Plotting code records:
================================
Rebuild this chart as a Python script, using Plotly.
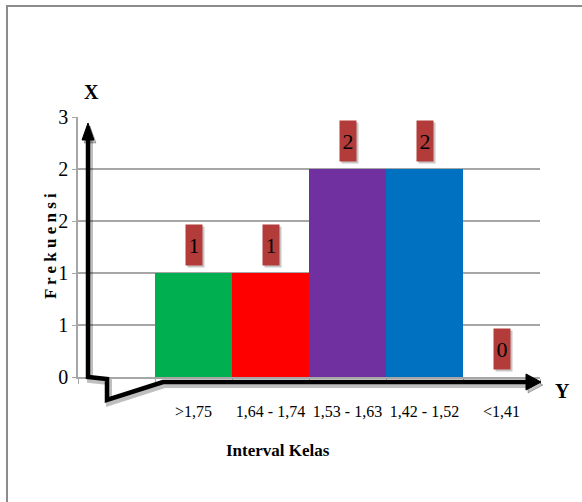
import plotly.graph_objects as go

# ---- data ----
categories = [">1,75", "1,64 - 1,74", "1,53 - 1,63", "1,42 - 1,52", "<1,41"]
frekuensi = [1, 1, 2, 2, 0]
bar_colors = ["#00b050", "#ff0000", "#7030a0", "#0070c0", "#c0504d"]
y_tickvals = [0, 0.5, 1, 1.5, 2, 2.5]
y_ticktext = ["0", "1", "1", "2", "2", "3"]

x_pos = list(range(1, len(categories) + 1))

W, H = 582, 502
L, R, T, B = 78, 42, 117, 125
PW, PH = W - L - R, H - T - B


def px(x):
    return (x - L) / PW


def py(y):
    return (H - B - y) / PH


SERIF = "'Liberation Serif', 'Times New Roman', serif"

fig = go.Figure()
fig.add_trace(go.Bar(
    x=x_pos, y=frekuensi, width=1,
    marker=dict(color=bar_colors, line=dict(width=0)),
    showlegend=False, hoverinfo="skip",
))

ann = []
# value label boxes (with shadow)
for xi, v in zip(x_pos, frekuensi):
    ann.append(dict(x=xi, y=v, xref="x", yref="y", text=" ", showarrow=False,
                    xanchor="center", yanchor="bottom", yshift=5, xshift=2, width=16, height=40,
                    bgcolor="rgba(0,0,0,0.22)", borderpad=0))
    ann.append(dict(x=xi, y=v, xref="x", yref="y", text=str(v), showarrow=False,
                    xanchor="center", yanchor="bottom", yshift=7, width=16, height=40,
                    bgcolor="#b33c3a", borderpad=0,
                    font=dict(family=SERIF, size=22, color="#000000")))


def text_ann(x, y, text, size, angle=0):
    return dict(x=px(x), y=py(y), xref="paper", yref="paper", text=text,
                xanchor="center", yanchor="middle", textangle=angle,
                showarrow=False, font=dict(family=SERIF, size=size, color="#000"))


ann += [
    text_ann(91, 92, "<b>X</b>", 20),
    text_ann(562, 391, "<b>Y</b>", 20),
    text_ann(50, 246, "<b>" + " ".join("Frekuensi") + "</b>", 17, -90),
    text_ann(278, 450, "<b>Interval Kelas</b>", 17),
]

shapes = []
# outer chart border
shapes.append(dict(type="rect", xref="paper", yref="paper",
                   x0=px(7), y0=py(520), x1=px(600), y1=py(6),
                   line=dict(color="#8c8c8c", width=2), fillcolor="rgba(0,0,0,0)", layer="below"))


def poly(pts):
    return "M " + " L ".join(f"{px(a):.5f},{py(b):.5f}" for a, b in pts)


axis_path = [(88, 135), (88, 377), (107, 379), (107, 400), (163, 382), (530, 382)]
head_up = [(82, 140), (88, 123), (94, 140)]
head_right = [(526, 374), (541, 382), (526, 390)]

# shadows
shapes.append(dict(type="path", xref="paper", yref="paper",
                   path=poly([(a + 2, b + 3) for a, b in axis_path]),
                   line=dict(color="rgba(0,0,0,0.25)", width=6)))
for hd in (head_up, head_right):
    shapes.append(dict(type="path", xref="paper", yref="paper",
                       path=poly([(a + 2, b + 3) for a, b in hd]) + " Z",
                       line=dict(color="rgba(0,0,0,0.25)", width=1),
                       fillcolor="rgba(0,0,0,0.25)"))
shapes.append(dict(type="path", xref="paper", yref="paper", path=poly(axis_path),
                   line=dict(color="#000000", width=4.5)))
for hd in (head_up, head_right):
    shapes.append(dict(type="path", xref="paper", yref="paper", path=poly(hd) + " Z",
                       line=dict(color="#000000", width=1), fillcolor="#000000"))

fig.update_layout(
    width=W, height=H,
    margin=dict(l=L, r=R, t=T, b=B, autoexpand=False),
    paper_bgcolor="#ffffff", plot_bgcolor="#ffffff",
    bargap=0,
    annotations=ann, shapes=shapes,
    xaxis=dict(range=[-0.5, len(categories) + 0.5], tickvals=x_pos, ticktext=categories,
               showgrid=False, zeroline=False, showline=True, linecolor="#a6a6a6", linewidth=1.5,
               ticks="", ticklabelstandoff=19,
               minor=dict(tickvals=[i + 0.5 for i in range(-1, len(categories) + 1)],
                          ticks="outside", ticklen=5, tickcolor="#a6a6a6", showgrid=False),
               tickfont=dict(family=SERIF, size=16, color="#000")),
    yaxis=dict(range=[0, 2.5], tickvals=y_tickvals, ticktext=y_ticktext,
               showgrid=True, gridcolor="#a6a6a6", gridwidth=1.5, zeroline=False,
               showline=True, linecolor="#a6a6a6", linewidth=1.5,
               ticks="outside", ticklen=4, tickcolor="#a6a6a6",
               tickfont=dict(family=SERIF, size=20, color="#000")),
)

fig.write_html("out.html")
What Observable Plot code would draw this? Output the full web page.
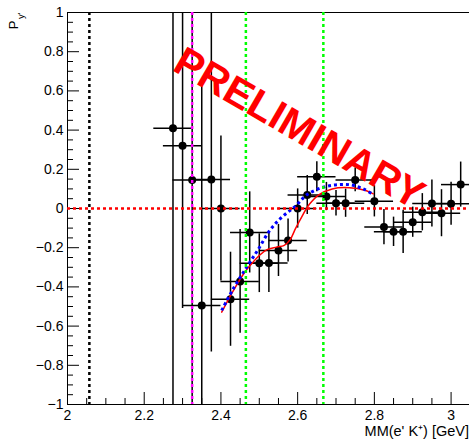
================================
▸ AIM OF THE EXERCISE
Skip the pictures and transcribe the rest of the records exactly.

▸ TASK OUTPUT
Rebuild this chart as a Python script, using Plotly.
import plotly.graph_objects as go

# ---- data ----
categories = [">1,75", "1,64 - 1,74", "1,53 - 1,63", "1,42 - 1,52", "<1,41"]
frekuensi = [1, 1, 2, 2, 0]
bar_colors = ["#00b050", "#ff0000", "#7030a0", "#0070c0", "#c0504d"]
y_tickvals = [0, 0.5, 1, 1.5, 2, 2.5]
y_ticktext = ["0", "1", "1", "2", "2", "3"]

x_pos = list(range(1, len(categories) + 1))

W, H = 582, 502
L, R, T, B = 78, 42, 117, 125
PW, PH = W - L - R, H - T - B


def px(x):
    return (x - L) / PW


def py(y):
    return (H - B - y) / PH


SERIF = "'Liberation Serif', 'Times New Roman', serif"

fig = go.Figure()
fig.add_trace(go.Bar(
    x=x_pos, y=frekuensi, width=1,
    marker=dict(color=bar_colors, line=dict(width=0)),
    showlegend=False, hoverinfo="skip",
))

ann = []
# value label boxes (with shadow)
for xi, v in zip(x_pos, frekuensi):
    ann.append(dict(x=xi, y=v, xref="x", yref="y", text=" ", showarrow=False,
                    xanchor="center", yanchor="bottom", yshift=5, xshift=2, width=16, height=40,
                    bgcolor="rgba(0,0,0,0.22)", borderpad=0))
    ann.append(dict(x=xi, y=v, xref="x", yref="y", text=str(v), showarrow=False,
                    xanchor="center", yanchor="bottom", yshift=7, width=16, height=40,
                    bgcolor="#b33c3a", borderpad=0,
                    font=dict(family=SERIF, size=22, color="#000000")))


def text_ann(x, y, text, size, angle=0):
    return dict(x=px(x), y=py(y), xref="paper", yref="paper", text=text,
                xanchor="center", yanchor="middle", textangle=angle,
                showarrow=False, font=dict(family=SERIF, size=size, color="#000"))


ann += [
    text_ann(91, 92, "<b>X</b>", 20),
    text_ann(562, 391, "<b>Y</b>", 20),
    text_ann(50, 246, "<b>" + " ".join("Frekuensi") + "</b>", 17, -90),
    text_ann(278, 450, "<b>Interval Kelas</b>", 17),
]

shapes = []
# outer chart border
shapes.append(dict(type="rect", xref="paper", yref="paper",
                   x0=px(7), y0=py(520), x1=px(600), y1=py(6),
                   line=dict(color="#8c8c8c", width=2), fillcolor="rgba(0,0,0,0)", layer="below"))


def poly(pts):
    return "M " + " L ".join(f"{px(a):.5f},{py(b):.5f}" for a, b in pts)


axis_path = [(88, 135), (88, 377), (107, 379), (107, 400), (163, 382), (530, 382)]
head_up = [(82, 140), (88, 123), (94, 140)]
head_right = [(526, 374), (541, 382), (526, 390)]

# shadows
shapes.append(dict(type="path", xref="paper", yref="paper",
                   path=poly([(a + 2, b + 3) for a, b in axis_path]),
                   line=dict(color="rgba(0,0,0,0.25)", width=6)))
for hd in (head_up, head_right):
    shapes.append(dict(type="path", xref="paper", yref="paper",
                       path=poly([(a + 2, b + 3) for a, b in hd]) + " Z",
                       line=dict(color="rgba(0,0,0,0.25)", width=1),
                       fillcolor="rgba(0,0,0,0.25)"))
shapes.append(dict(type="path", xref="paper", yref="paper", path=poly(axis_path),
                   line=dict(color="#000000", width=4.5)))
for hd in (head_up, head_right):
    shapes.append(dict(type="path", xref="paper", yref="paper", path=poly(hd) + " Z",
                       line=dict(color="#000000", width=1), fillcolor="#000000"))

fig.update_layout(
    width=W, height=H,
    margin=dict(l=L, r=R, t=T, b=B, autoexpand=False),
    paper_bgcolor="#ffffff", plot_bgcolor="#ffffff",
    bargap=0,
    annotations=ann, shapes=shapes,
    xaxis=dict(range=[-0.5, len(categories) + 0.5], tickvals=x_pos, ticktext=categories,
               showgrid=False, zeroline=False, showline=True, linecolor="#a6a6a6", linewidth=1.5,
               ticks="", ticklabelstandoff=19,
               minor=dict(tickvals=[i + 0.5 for i in range(-1, len(categories) + 1)],
                          ticks="outside", ticklen=5, tickcolor="#a6a6a6", showgrid=False),
               tickfont=dict(family=SERIF, size=16, color="#000")),
    yaxis=dict(range=[0, 2.5], tickvals=y_tickvals, ticktext=y_ticktext,
               showgrid=True, gridcolor="#a6a6a6", gridwidth=1.5, zeroline=False,
               showline=True, linecolor="#a6a6a6", linewidth=1.5,
               ticks="outside", ticklen=4, tickcolor="#a6a6a6",
               tickfont=dict(family=SERIF, size=20, color="#000")),
)

fig.write_html("out.html")
What Observable Plot code would draw this? Output the full web page.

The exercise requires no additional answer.